New edition of this classic set of funk and soul from Chicago's legendary Chess Records. CD comes in new deluxe hardback card case edition and perfect bound booklet, 2xLP comes on heavyweight loud vinyl with with full accompanying sleevenotes.
Soul Jazz Records latest release features classic and rare electric blues, funk and psychedelic soul music recorded in Chicago in the 1960s.
Chess Records, the infamous soul, blues and jazz powerhouse record company in Chicago was, in the 1960s, one of the main rivals to Motown in neighbouring Detroit and Atlantic Records in New York in its relentless charting of black music in the US charts. Owned by Leonard and Phil Chess, two Polish immigrants, the label brought Chicago’s urban black music to the masses on a huge scale.
Later Leonard’s son Marshall took the label in new directions, first by courting rock artists such as the Rolling Stones to record at the studios and then in the late 60s releasing genre defying radical psychedelic and experimental rock and funk releases by blues legends Muddy Waters, Howlin’ Wolf and the progressive Rotary Connection, featuring a young vocalist Minnie Riperton, originally a secretary at the company.
After the closing of Chess in the 1970s, Marshall went on to launch Rolling Stones Records with the legendary group.
The label was recently the subject of two Hollywood films, ‘Who Do You Love’ and 'Cadillac Records', as well as both a BBC4 television documentary and a four-part BBC6 radio documentary celebrating the story of this amazing independent label that took on the mighty giants of soul music in the 1960s.
This hardback CD edition showcases a stunning selection of the radical funk, psychedelic soul, rock and jazz tracks recorded for Chess mostly under the production of the genius composer arranger Charles Stepney or Richard Evans and the direction of Marshall Chess. Stepney would later become partners with Maurice White producing seminal Earth, Wind and Fire albums in the 1970s. White was both founder of E,W and F and pert of the regular in-house players at Chess in the 1960s (as a drummer).
Other regulars included the crack team of Pete Cosey (who later played with Miles Davis), Louis Saterrsfield (another future E,W and F member) and Phil Upchurch. Chess's position on the south side of Chicago led to many musical connections with the jazz scene of the AACM, a link that continued even though the music released on the label was solidly dance-led throughout.

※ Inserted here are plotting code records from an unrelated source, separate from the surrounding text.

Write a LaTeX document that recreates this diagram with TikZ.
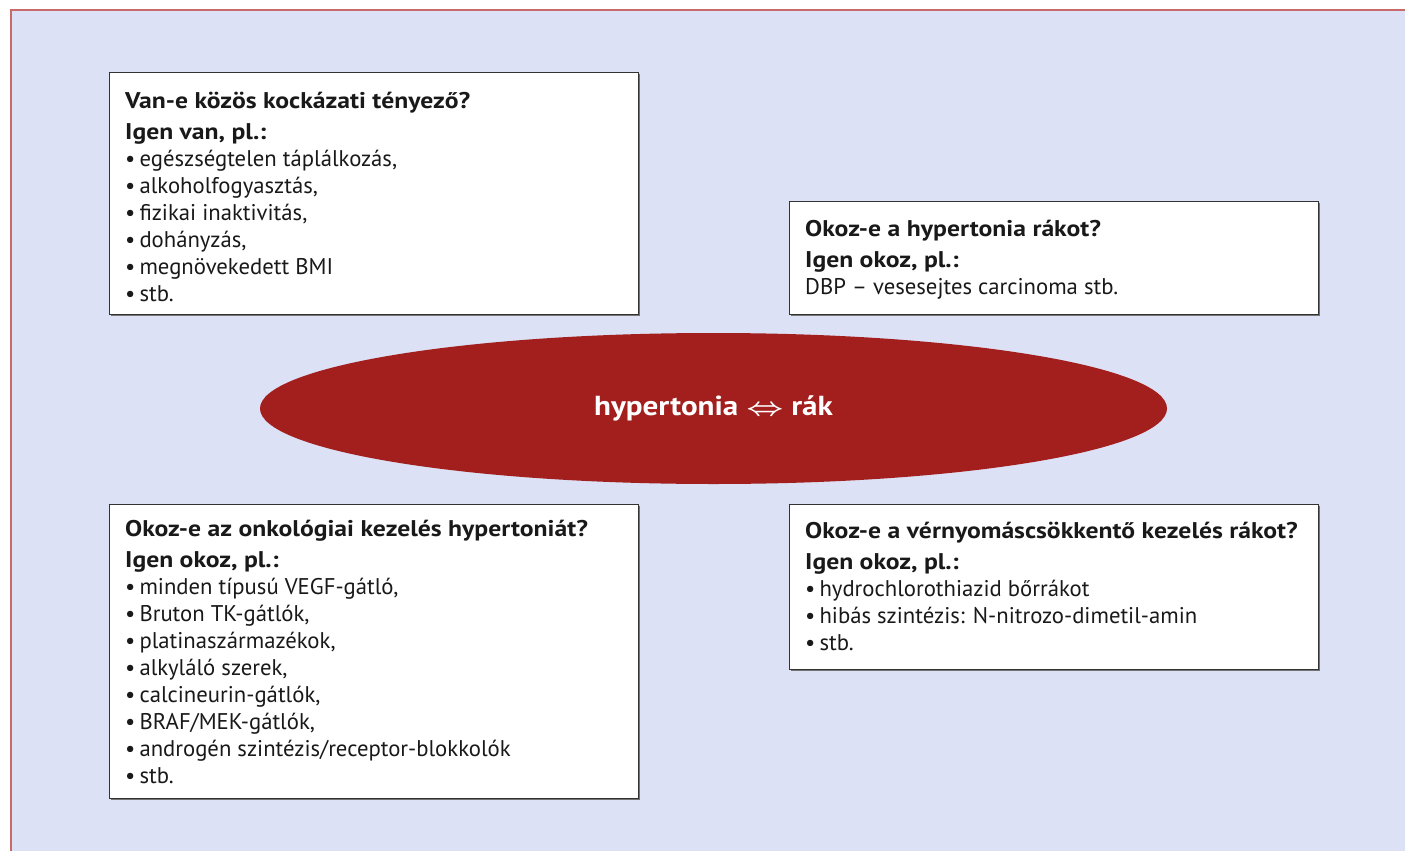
\documentclass[tikz,border=0pt]{standalone}
\usepackage{amsmath}
\usepackage{fontspec}
\setmainfont{PT Sans}[BoldFeatures={FakeStretch=1.13}]
\usetikzlibrary{shapes.geometric}
\definecolor{bgfill}{HTML}{DDE1F5}
\definecolor{framered}{HTML}{C86A6A}
\definecolor{ellred}{HTML}{A21F1D}
\newcommand{\bitem}{\textbullet\hspace{0.18em}}
\tikzset{
  infobox/.style={draw=black!80, fill=white, line width=1.3pt, rectangle, inner sep=0pt, anchor=north west},
  boxshadow/.style={fill=black!55},
  infotext/.style={anchor=north west, inner sep=0pt, align=left, font=\fontsize{22.7}{27}\selectfont, text=black!90},
  centerell/.style={ellipse, fill=ellred, inner sep=0pt, text=white, font=\fontsize{27.5}{31}\selectfont\bfseries},
}
\begin{document}
\begin{tikzpicture}[x=1pt,y=-1pt]
\useasboundingbox (0,0) rectangle (1405,851);
\fill[bgfill] (11,10) rectangle (1405,851);
\draw[framered, line width=2pt] (11,851) -- (11,10) -- (1405,10);

% shadows
\fill[boxshadow] (111,74) rectangle (640,316);
\fill[boxshadow] (791,203) rectangle (1320,316);
\fill[boxshadow] (111,506) rectangle (640,800);
\fill[boxshadow] (791,506) rectangle (1320,671);

\node[infobox, minimum width=529pt, minimum height=242pt] (b1) at (109,72) {};
\node[infobox, minimum width=529pt, minimum height=113pt] (b2) at (789,201) {};
\node[infobox, minimum width=529pt, minimum height=294pt] (b3) at (109,504) {};
\node[infobox, minimum width=529pt, minimum height=165pt] (b4) at (789,504) {};

\node[infotext] (t1) at (125,92) {\textbf{Van-e közös kockázati tényező?}\\[4pt]
\textbf{Igen van, pl.:}\\
\bitem egészségtelen táplálkozás,\\
\bitem alkoholfogyasztás,\\
\bitem fizikai inaktivitás,\\
\bitem dohányzás,\\
\bitem megnövekedett BMI\\
\bitem stb.};

\node[infotext] (t2) at (805,220) {\textbf{Okoz-e a hypertonia rákot?}\\[4pt]
\textbf{Igen okoz, pl.:}\\
DBP -- vesesejtes carcinoma stb.};

\node[infotext] (t3) at (125,520) {\textbf{Okoz-e az onkológiai kezelés hypertoniát?}\\[4pt]
\textbf{Igen okoz, pl.:}\\
\bitem minden típusú VEGF-gátló,\\
\bitem Bruton TK-gátlók,\\
\bitem platinaszármazékok,\\
\bitem alkyláló szerek,\\
\bitem calcineurin-gátlók,\\
\bitem BRAF/MEK-gátlók,\\
\bitem androgén szintézis/receptor-blokkolók\\
\bitem stb.};

\node[infotext] (t4) at (805,522) {\textbf{Okoz-e a vérnyomáscsökkentő kezelés rákot?}\\[4pt]
\textbf{Igen okoz, pl.:}\\
\bitem hydrochlorothiazid bőrrákot\\
\bitem hibás szintézis: N-nitrozo-dimetil-amin\\
\bitem stb.};

\node[centerell, minimum width=907pt, minimum height=151pt] (core) at (713.5,408.5) {hypertonia \scalebox{1.3}[1]{$\boldsymbol{\Leftrightarrow}$} rák};
\end{tikzpicture}
\end{document}
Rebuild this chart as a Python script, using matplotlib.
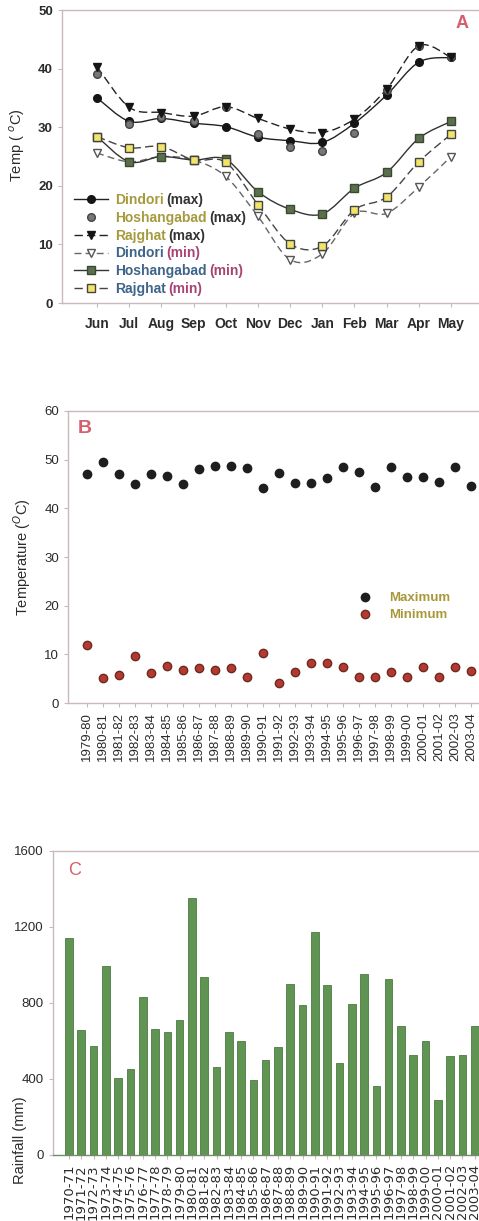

THe album comes with a 40 page booklet featuring extensive social, cultural and historical text and info and exclusive photographs showing how Chess Records launched urban blues in south-side Chicago, then brought it to the American masses and then in the 1960s recorded and released a stunning array of black styles, music that was both progressive and yet rich in the cities black urban musical legacy, as they created hits on an almost daily basis.